Ada sejumlah kegiatan yang akhirnya dilakukan menggunakan dana tersebut. Beberapa di antaranya adalah pembangunan pembangkit tenaga listrik (power plant) di Marunda, Jakarta Utara yang berkapasitas 650 megawatt. Selain itu, ada pembelian saham di PT Food Station Tjipinang Jaya dan pembelian saham PT Cinere Serpong Jaya di ruas Serpong-Cinere.
Kemudian digunakan juga untuk tambahan investasi penyertaan modal perusahaan (PMP) di PT Jakarta Tollroad Development, tambahan investasi penyertaan modal di PT Jakarta Akses Tol Priok, pengembangan kawasan berorientasi transit LRT, pembangunan fasilitas pengelolaan sampah terpadu (intermediate treatment facility), serta pengadaan lahan.
Jakpro kemudian kembali menggelar RUPS pada 2017 silam, dan diputuskan realokasi PMD sebesar Rp650 miliar itu baru bisa digunakan setelah ada regulasi yang mengatur soal realokasi PMD.
Dwi selaku Dirut Jakpro pun mempertanyakan keputusan RUPS Jakpro sebelumnya, sebab sempat menyetujui realokasi anggaran. Namun dalam RUPS selanjutnya justru membatalkan realokasi tersebut.
"Pertanyaan saya sebagai penyambung yang sebelumnya, regulasi yang mengatur realokasi PMD-nya mana?" ujar Dwi.

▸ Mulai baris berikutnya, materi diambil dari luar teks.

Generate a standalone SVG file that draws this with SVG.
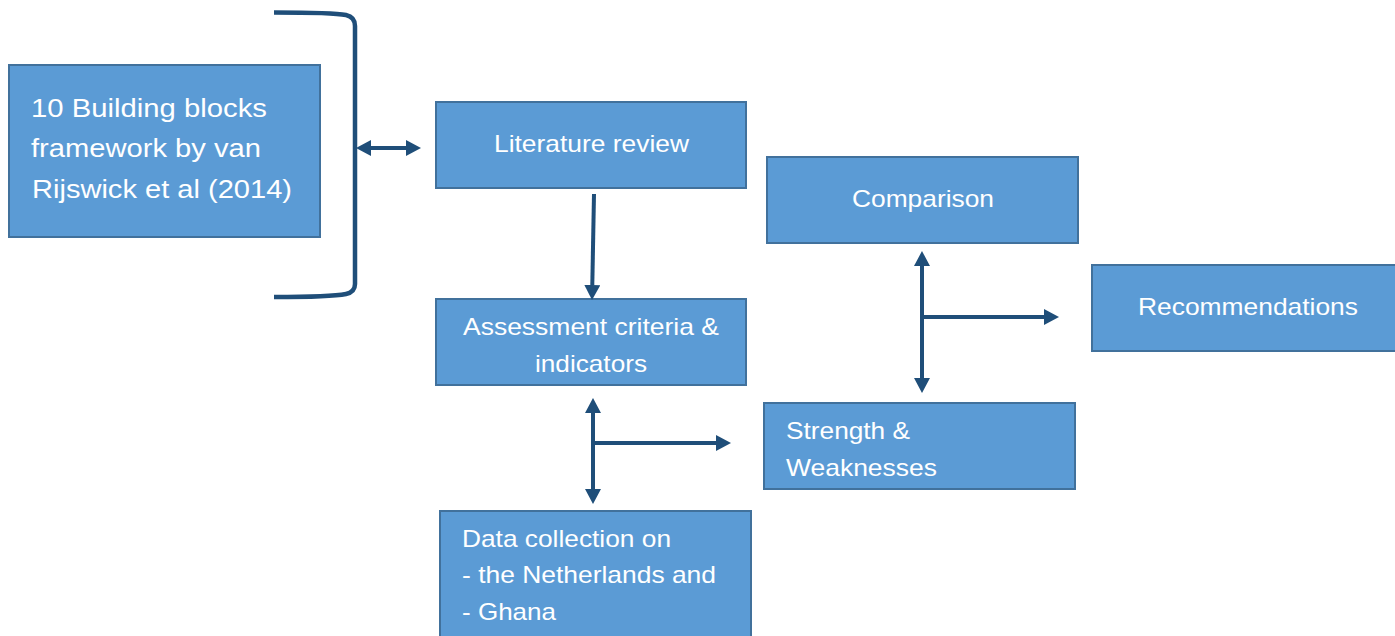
<svg xmlns="http://www.w3.org/2000/svg" width="1395" height="636" viewBox="0 0 1395 636">
  <style>
    .box { fill: #5B9BD5; stroke: #41719C; stroke-width: 2; }
    .lbl { fill: #FFFFFF; font-family: "Liberation Sans", Arial, sans-serif; font-size: 24px; }
    .big { font-size: 26.5px; }
    .conn { fill: none; stroke: #1F4E79; stroke-width: 4; }
    .brace { fill: none; stroke: #1F4E79; stroke-width: 4.5; }
  </style>
  <defs>
    <marker id="head" viewBox="0 0 15 16" refX="0" refY="8" markerWidth="15" markerHeight="16" markerUnits="userSpaceOnUse" orient="auto-start-reverse">
      <path d="M0,0 L15,8 L0,16 z" fill="#1F4E79"/>
    </marker>
  </defs>
  <rect width="1395" height="636" fill="#FFFFFF"/>

  <g id="building-blocks">
    <rect class="box" x="9" y="65" width="311" height="172"/>
    <text class="lbl big" x="31" y="117" textLength="236" lengthAdjust="spacingAndGlyphs">10 Building blocks</text>
    <text class="lbl big" x="31" y="157" textLength="230" lengthAdjust="spacingAndGlyphs">framework by van</text>
    <text class="lbl big" x="32" y="198" textLength="260" lengthAdjust="spacingAndGlyphs">Rijswick et al (2014)</text>
  </g>

  <g id="bracket">
    <path class="brace" d="M274,12.5 C310,12.5 336,13 346,15 Q355,17 355,26 L355,284 Q355,292 346,294 C336,296 310,297 274,297"/>
  </g>

  <g id="literature-review">
    <rect class="box" x="436" y="102" width="310" height="86"/>
    <text class="lbl" x="494" y="152" textLength="195" lengthAdjust="spacingAndGlyphs">Literature review</text>
  </g>

  <g id="assessment-criteria">
    <rect class="box" x="436" y="299" width="310" height="86"/>
    <text class="lbl" x="463" y="335" textLength="256" lengthAdjust="spacingAndGlyphs">Assessment criteria &amp;</text>
    <text class="lbl" x="535" y="372" textLength="112" lengthAdjust="spacingAndGlyphs">indicators</text>
  </g>

  <g id="data-collection">
    <rect class="box" x="440" y="511" width="311" height="140"/>
    <text class="lbl" x="462" y="547" textLength="209" lengthAdjust="spacingAndGlyphs">Data collection on</text>
    <text class="lbl" x="462" y="583" textLength="254" lengthAdjust="spacingAndGlyphs">- the Netherlands and</text>
    <text class="lbl" x="462" y="620" textLength="94" lengthAdjust="spacingAndGlyphs">- Ghana</text>
  </g>

  <g id="comparison">
    <rect class="box" x="767" y="157" width="311" height="86"/>
    <text class="lbl" x="852" y="207" textLength="142" lengthAdjust="spacingAndGlyphs">Comparison</text>
  </g>

  <g id="recommendations">
    <rect class="box" x="1092" y="265" width="310" height="86"/>
    <text class="lbl" x="1138" y="315" textLength="220" lengthAdjust="spacingAndGlyphs">Recommendations</text>
  </g>

  <g id="strength-weaknesses">
    <rect class="box" x="764" y="403" width="311" height="86"/>
    <text class="lbl" x="786" y="439" textLength="124" lengthAdjust="spacingAndGlyphs">Strength &amp;</text>
    <text class="lbl" x="786" y="476" textLength="151" lengthAdjust="spacingAndGlyphs">Weaknesses</text>
  </g>

  <g id="connectors">
    <!-- framework bracket <-> literature review -->
    <line class="conn" x1="371" y1="148" x2="406" y2="148" marker-start="url(#head)" marker-end="url(#head)"/>
    <!-- literature review -> assessment criteria -->
    <line class="conn" x1="594" y1="194" x2="592.3" y2="285" marker-end="url(#head)"/>
    <!-- assessment criteria <-> data collection, branch to strengths -->
    <line class="conn" x1="593" y1="413" x2="593" y2="489" marker-start="url(#head)" marker-end="url(#head)"/>
    <line class="conn" x1="593" y1="443" x2="716" y2="443" marker-end="url(#head)"/>
    <!-- comparison <-> strengths, branch to recommendations -->
    <line class="conn" x1="922" y1="266" x2="922" y2="378" marker-start="url(#head)" marker-end="url(#head)"/>
    <line class="conn" x1="922" y1="317" x2="1044" y2="317" marker-end="url(#head)"/>
  </g>
</svg>
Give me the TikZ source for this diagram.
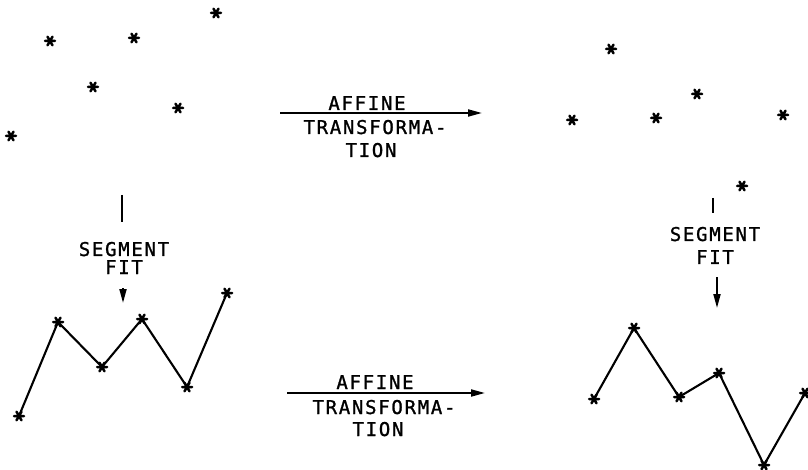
\documentclass[tikz,border=0pt]{standalone}
\usepackage{fontspec}
\newfontfamily\plotfont[LetterSpace=9,FakeBold=1.2]{DejaVu Sans Mono}
\usetikzlibrary{arrows.meta,calc}
\begin{document}
\begin{tikzpicture}[x=1pt,y=-1pt,
  lbl/.style={font=\plotfont\fontsize{19}{21}\selectfont, anchor=base, inner sep=0pt},
  poly/.style={line width=2.1pt, line join=round},
  conn/.style={line width=1.9pt},
  arr/.style={line width=1.9pt, -{Triangle[length=14pt,width=7pt]}},
  starmark/.style={line width=2.5pt, line cap=round}]
\useasboundingbox (0,0) rectangle (808,470);
% top-left point set
\coordinate (p1) at (216,13);
\coordinate (p2) at (50,41);
\coordinate (p3) at (134,38);
\coordinate (p4) at (93,87);
\coordinate (p5) at (178,108);
\coordinate (p6) at (11,136);
% top-right point set
\coordinate (q1) at (611,49);
\coordinate (q2) at (697,94);
\coordinate (q3) at (572,120);
\coordinate (q4) at (656,118);
\coordinate (q5) at (783,115);
\coordinate (q6) at (742,186);
% bottom-left polyline
\coordinate (a1) at (19,416);
\coordinate (a2) at (58,322);
\coordinate (a3) at (102,367);
\coordinate (a4) at (142,319);
\coordinate (a5) at (187,387);
\coordinate (a6) at (227,293);
% bottom-right polyline
\coordinate (b1) at (594,399);
\coordinate (b2) at (634,328);
\coordinate (b3) at (679,397);
\coordinate (b4) at (719,373);
\coordinate (b5) at (764,465);
\coordinate (b6) at (805,393);
\draw[poly] (a1) -- (a2) -- (a3) -- (a4) -- (a5) -- (a6);
\draw[poly] (b1) -- (b2) -- (b3) -- (b4) -- (b5) -- (b6);
\foreach \n in {p1,p2,p3,p4,p5,p6,q1,q2,q3,q4,q5,q6,a1,a2,a3,a4,a5,a6,b1,b2,b3,b4,b5,b6}{
  \draw[starmark] ($(\n)+(-5,0)$) -- ($(\n)+(5,0)$)
    ($(\n)+(240:5)$) -- ($(\n)+(60:5)$)
    ($(\n)+(300:5)$) -- ($(\n)+(120:5)$);
}
% top horizontal arrow
\coordinate (t1) at (280,113);
\coordinate (t2) at (482,113);
\draw[arr] (t1) -- (t2);
\node[lbl] (ta) at (367,110) {AFFINE};
\node[lbl] (tb) at (375,134) {TRANSFORMA-};
\node[lbl] (tc) at (371,157) {TION};
% bottom horizontal arrow
\coordinate (u1) at (287,393);
\coordinate (u2) at (485,393);
\draw[arr] (u1) -- (u2);
\node[lbl] (ua) at (375,389) {AFFINE};
\node[lbl] (ub) at (384,414) {TRANSFORMA-};
\node[lbl] (uc) at (378,436) {TION};
% left vertical
\coordinate (l1) at (122,195);
\coordinate (l2) at (122,222);
\draw[conn] (l1) -- (l2);
\node[lbl] (la) at (124,256) {SEGMENT};
\node[lbl] (lb) at (124,274) {FIT};
\coordinate (l3) at (123,288);
\coordinate (l4) at (123,303);
\draw[arr] (l3) -- (l4);
% right vertical
\coordinate (r1) at (713,198);
\coordinate (r2) at (713,213);
\draw[conn] (r1) -- (r2);
\node[lbl] (ra) at (715,241) {SEGMENT};
\node[lbl] (rb) at (715,264) {FIT};
\coordinate (r3) at (717,277);
\coordinate (r4) at (717,308);
\draw[arr] (r3) -- (r4);
\end{tikzpicture}
\end{document}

Saat ditanya apakah dana Rp650 miliar masih tersimpan di rekening Jakpro atau sudah direalokasikan seluruhnya, Dwi menerangkan ada sebagian yang sudah direalokasi. Atas dasar itu, sambung Dwi, jika PMD mengendap sebesar Rp650 miliar memang harus dikembalikan ke kas daerah, pihaknya akan mengambilnya dari kas operasional Jakpro.
"Sebetulnya sudah tercampur, jadi sebetulnya kalau berproses dan diminta mengembalikan Rp650 miliar, itu dari kas operasional kita," tuturnya.
Berdasarkan penjelasan Dwi tersbut, anggota Banggar DPRD DKI memutuskan untuk menyelidiki PMD mengendap di 10 BUMD yang belum menyerap PMD sepenuhnya.
"Kasus ini perlu di blow up, bukan hanya yang di Jakpro, tapi juga PMD lain yang belum terserap, perlu dibentuk pansus. Atas kasus ini saya saran realokasi dimoratorium dulu sebelum pansus bekerja maksimal, kalau ada pelanggaran bisa dilaporkan ke penegak hukum," tutur Ketua Komisi C DPRD DKI Santoso.
Hal senada juga disampaikan Wakil Ketua DPRD DKI Jakarta Mohamad Taufik agar dibentuk pansus untuk melakukan penyelidikan atas PMD mengendap di 10 BUMD.
"Saya kira rekomendasikan saja pansus, enggak sulit lah. Siapa yang terlibat, kita laporkan, kan ini pelanggaran terhadap Perda ini," kata Taufik.